## BEGIN Listed records
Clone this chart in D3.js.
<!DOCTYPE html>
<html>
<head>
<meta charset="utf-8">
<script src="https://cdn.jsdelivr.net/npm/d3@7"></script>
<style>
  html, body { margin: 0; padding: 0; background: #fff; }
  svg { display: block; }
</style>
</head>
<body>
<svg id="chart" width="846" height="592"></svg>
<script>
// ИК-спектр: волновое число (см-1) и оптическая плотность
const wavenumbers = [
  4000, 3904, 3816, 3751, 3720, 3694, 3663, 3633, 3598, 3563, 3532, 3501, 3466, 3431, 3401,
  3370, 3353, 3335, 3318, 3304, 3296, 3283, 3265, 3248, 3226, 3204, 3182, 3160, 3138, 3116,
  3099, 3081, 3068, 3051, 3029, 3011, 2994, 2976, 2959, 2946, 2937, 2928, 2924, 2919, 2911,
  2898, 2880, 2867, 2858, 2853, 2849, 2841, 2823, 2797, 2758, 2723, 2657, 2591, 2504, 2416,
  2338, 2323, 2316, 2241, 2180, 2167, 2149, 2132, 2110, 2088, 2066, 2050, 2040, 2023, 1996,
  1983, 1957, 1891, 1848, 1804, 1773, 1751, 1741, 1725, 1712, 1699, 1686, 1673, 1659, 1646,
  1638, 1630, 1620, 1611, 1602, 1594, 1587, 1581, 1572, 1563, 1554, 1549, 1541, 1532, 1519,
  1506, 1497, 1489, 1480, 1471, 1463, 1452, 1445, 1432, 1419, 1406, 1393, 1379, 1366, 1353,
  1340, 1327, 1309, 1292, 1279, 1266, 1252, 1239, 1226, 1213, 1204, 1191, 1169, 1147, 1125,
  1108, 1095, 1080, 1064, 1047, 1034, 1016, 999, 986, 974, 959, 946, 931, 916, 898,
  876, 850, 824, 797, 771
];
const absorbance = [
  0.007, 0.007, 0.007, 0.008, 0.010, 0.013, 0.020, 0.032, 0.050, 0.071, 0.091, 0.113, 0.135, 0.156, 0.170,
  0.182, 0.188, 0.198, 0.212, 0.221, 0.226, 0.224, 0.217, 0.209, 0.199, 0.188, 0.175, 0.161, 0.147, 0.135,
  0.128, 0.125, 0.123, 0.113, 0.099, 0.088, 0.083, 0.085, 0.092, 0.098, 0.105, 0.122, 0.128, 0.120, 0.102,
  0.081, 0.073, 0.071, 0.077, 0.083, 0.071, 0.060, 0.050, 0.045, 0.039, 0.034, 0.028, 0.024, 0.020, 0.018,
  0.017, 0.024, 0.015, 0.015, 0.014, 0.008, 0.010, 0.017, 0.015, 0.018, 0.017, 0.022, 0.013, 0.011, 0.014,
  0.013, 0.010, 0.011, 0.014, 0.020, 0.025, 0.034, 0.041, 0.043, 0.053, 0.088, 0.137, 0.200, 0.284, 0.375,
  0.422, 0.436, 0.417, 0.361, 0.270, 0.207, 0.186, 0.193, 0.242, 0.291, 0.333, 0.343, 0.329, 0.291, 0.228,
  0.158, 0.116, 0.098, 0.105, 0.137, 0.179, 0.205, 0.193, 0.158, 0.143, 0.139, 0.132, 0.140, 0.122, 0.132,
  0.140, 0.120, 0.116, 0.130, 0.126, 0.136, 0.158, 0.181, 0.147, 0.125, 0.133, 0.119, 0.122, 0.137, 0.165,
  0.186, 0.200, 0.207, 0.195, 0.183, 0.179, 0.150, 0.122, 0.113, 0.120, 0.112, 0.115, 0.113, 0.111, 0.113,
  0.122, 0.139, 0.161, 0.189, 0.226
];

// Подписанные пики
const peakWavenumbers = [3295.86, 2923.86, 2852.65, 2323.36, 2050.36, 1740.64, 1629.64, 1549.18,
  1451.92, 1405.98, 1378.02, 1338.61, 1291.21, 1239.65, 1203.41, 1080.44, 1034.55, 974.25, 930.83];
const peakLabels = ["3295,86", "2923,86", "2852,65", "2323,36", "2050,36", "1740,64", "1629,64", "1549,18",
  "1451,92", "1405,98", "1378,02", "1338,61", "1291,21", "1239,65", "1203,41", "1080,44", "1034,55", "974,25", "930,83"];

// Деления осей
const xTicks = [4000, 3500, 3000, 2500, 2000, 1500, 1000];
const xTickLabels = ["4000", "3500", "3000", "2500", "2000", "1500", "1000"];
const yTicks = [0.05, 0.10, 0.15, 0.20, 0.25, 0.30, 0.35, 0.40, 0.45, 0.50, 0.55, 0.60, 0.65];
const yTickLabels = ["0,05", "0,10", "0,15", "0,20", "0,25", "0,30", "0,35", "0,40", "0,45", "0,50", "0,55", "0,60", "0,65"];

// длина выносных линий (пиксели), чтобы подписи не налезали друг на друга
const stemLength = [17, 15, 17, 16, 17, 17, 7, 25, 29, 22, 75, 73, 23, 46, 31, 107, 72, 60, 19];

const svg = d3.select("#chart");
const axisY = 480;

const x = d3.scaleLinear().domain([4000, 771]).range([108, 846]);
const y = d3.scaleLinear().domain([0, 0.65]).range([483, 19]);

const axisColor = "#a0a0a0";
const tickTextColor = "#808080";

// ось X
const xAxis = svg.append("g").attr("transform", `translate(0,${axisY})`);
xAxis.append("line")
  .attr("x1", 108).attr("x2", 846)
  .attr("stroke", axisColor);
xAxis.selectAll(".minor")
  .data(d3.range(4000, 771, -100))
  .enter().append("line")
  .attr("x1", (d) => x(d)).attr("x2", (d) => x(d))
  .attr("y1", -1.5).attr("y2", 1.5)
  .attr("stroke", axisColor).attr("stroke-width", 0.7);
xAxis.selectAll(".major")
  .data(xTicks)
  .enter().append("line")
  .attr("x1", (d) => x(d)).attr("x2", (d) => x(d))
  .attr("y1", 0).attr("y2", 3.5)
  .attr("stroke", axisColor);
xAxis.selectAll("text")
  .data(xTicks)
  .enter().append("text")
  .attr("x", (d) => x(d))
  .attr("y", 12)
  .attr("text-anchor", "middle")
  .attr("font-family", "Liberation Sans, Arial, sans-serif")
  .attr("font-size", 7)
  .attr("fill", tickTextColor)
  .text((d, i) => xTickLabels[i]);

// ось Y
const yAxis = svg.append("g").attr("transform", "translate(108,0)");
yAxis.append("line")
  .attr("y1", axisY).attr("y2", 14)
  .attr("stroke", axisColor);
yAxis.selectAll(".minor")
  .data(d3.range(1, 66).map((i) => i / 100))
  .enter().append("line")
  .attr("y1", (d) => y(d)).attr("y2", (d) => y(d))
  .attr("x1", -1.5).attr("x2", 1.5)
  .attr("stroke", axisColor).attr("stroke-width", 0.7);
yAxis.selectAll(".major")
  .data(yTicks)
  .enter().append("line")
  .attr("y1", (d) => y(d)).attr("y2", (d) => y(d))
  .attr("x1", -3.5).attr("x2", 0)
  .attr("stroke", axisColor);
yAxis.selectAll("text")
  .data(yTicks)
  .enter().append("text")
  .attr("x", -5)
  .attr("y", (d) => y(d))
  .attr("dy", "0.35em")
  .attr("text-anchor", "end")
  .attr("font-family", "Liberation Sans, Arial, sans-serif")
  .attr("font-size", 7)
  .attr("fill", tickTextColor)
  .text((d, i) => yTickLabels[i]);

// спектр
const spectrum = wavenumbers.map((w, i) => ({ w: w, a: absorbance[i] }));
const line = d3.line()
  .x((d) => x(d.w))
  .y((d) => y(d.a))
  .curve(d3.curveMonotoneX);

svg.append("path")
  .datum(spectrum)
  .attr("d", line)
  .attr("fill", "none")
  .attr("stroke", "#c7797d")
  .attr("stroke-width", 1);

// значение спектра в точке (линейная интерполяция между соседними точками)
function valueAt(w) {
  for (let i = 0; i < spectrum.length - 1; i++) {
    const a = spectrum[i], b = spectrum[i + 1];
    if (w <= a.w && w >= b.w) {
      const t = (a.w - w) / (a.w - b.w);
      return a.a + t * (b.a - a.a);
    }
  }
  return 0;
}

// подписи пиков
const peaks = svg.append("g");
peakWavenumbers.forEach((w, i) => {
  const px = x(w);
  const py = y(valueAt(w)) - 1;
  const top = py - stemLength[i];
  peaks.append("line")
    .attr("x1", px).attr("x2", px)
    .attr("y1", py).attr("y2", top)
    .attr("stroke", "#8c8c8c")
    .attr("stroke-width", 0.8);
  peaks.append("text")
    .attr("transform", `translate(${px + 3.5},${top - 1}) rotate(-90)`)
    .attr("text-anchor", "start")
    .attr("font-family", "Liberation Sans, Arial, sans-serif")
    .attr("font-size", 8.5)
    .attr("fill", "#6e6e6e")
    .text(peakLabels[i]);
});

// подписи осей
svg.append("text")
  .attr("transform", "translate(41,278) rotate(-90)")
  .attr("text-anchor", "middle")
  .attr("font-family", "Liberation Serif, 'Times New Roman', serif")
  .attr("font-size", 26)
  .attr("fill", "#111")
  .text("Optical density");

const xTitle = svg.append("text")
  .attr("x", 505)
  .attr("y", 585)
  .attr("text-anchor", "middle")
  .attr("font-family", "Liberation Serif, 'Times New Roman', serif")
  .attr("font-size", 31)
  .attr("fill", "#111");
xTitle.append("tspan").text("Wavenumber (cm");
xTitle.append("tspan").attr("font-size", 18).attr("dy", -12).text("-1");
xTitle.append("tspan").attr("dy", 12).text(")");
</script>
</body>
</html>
## END Listed records
## BEGIN Listed records
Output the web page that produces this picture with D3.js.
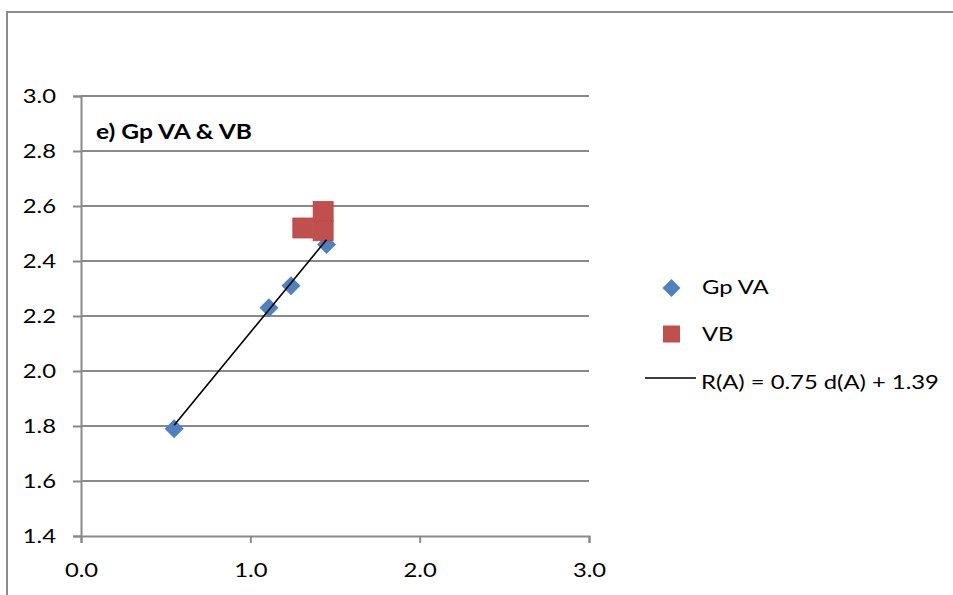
## END Listed records
## BEGIN Listed records
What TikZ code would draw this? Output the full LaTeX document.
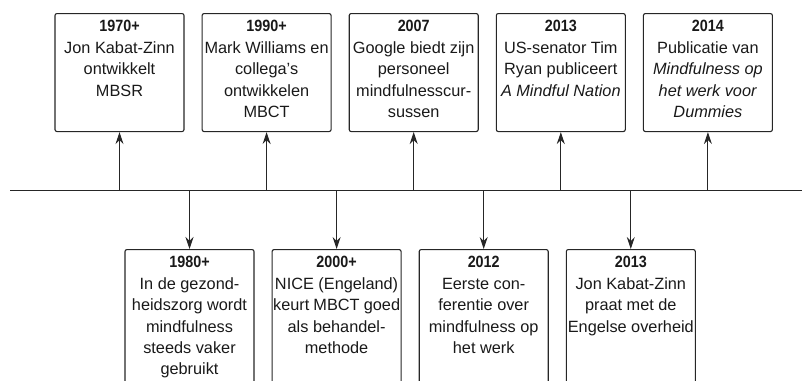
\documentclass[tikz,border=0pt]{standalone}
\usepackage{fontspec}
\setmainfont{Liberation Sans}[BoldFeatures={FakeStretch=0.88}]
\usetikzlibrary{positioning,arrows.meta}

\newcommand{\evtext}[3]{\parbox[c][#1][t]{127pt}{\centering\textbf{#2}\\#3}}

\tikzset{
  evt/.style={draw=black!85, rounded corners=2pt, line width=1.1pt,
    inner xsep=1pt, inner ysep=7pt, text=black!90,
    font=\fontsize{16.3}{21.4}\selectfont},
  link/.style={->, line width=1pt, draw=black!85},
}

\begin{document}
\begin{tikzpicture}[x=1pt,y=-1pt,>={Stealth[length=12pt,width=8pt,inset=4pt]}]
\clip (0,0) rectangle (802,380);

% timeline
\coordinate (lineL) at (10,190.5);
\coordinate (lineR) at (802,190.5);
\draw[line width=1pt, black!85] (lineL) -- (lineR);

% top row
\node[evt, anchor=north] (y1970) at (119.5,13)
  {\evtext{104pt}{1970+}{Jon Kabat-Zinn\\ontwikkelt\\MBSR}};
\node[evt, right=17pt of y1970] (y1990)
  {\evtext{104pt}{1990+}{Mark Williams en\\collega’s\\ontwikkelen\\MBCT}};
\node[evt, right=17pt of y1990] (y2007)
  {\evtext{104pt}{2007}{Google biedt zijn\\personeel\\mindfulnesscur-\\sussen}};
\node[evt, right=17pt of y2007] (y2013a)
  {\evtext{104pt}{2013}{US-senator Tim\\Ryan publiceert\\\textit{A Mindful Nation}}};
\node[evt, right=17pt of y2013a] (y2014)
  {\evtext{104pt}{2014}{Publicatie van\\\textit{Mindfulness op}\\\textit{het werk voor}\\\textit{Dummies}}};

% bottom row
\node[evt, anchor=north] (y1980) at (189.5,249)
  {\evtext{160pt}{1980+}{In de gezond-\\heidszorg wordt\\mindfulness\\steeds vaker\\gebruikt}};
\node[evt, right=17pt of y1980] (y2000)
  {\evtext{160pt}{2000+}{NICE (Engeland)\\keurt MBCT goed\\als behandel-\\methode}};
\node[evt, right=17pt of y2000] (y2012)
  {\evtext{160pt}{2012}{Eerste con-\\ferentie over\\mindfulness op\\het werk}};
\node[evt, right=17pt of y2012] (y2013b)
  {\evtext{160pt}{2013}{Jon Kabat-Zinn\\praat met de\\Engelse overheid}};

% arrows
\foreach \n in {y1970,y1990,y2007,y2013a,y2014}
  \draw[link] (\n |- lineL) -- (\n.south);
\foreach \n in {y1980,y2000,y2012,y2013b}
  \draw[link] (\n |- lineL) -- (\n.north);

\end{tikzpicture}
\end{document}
## END Listed records
> Work to do
Review the material and copy each line in which the word "Output" appears.

> Solution for this problem
Output the web page that produces this picture with D3.js.
What TikZ code would draw this? Output the full LaTeX document.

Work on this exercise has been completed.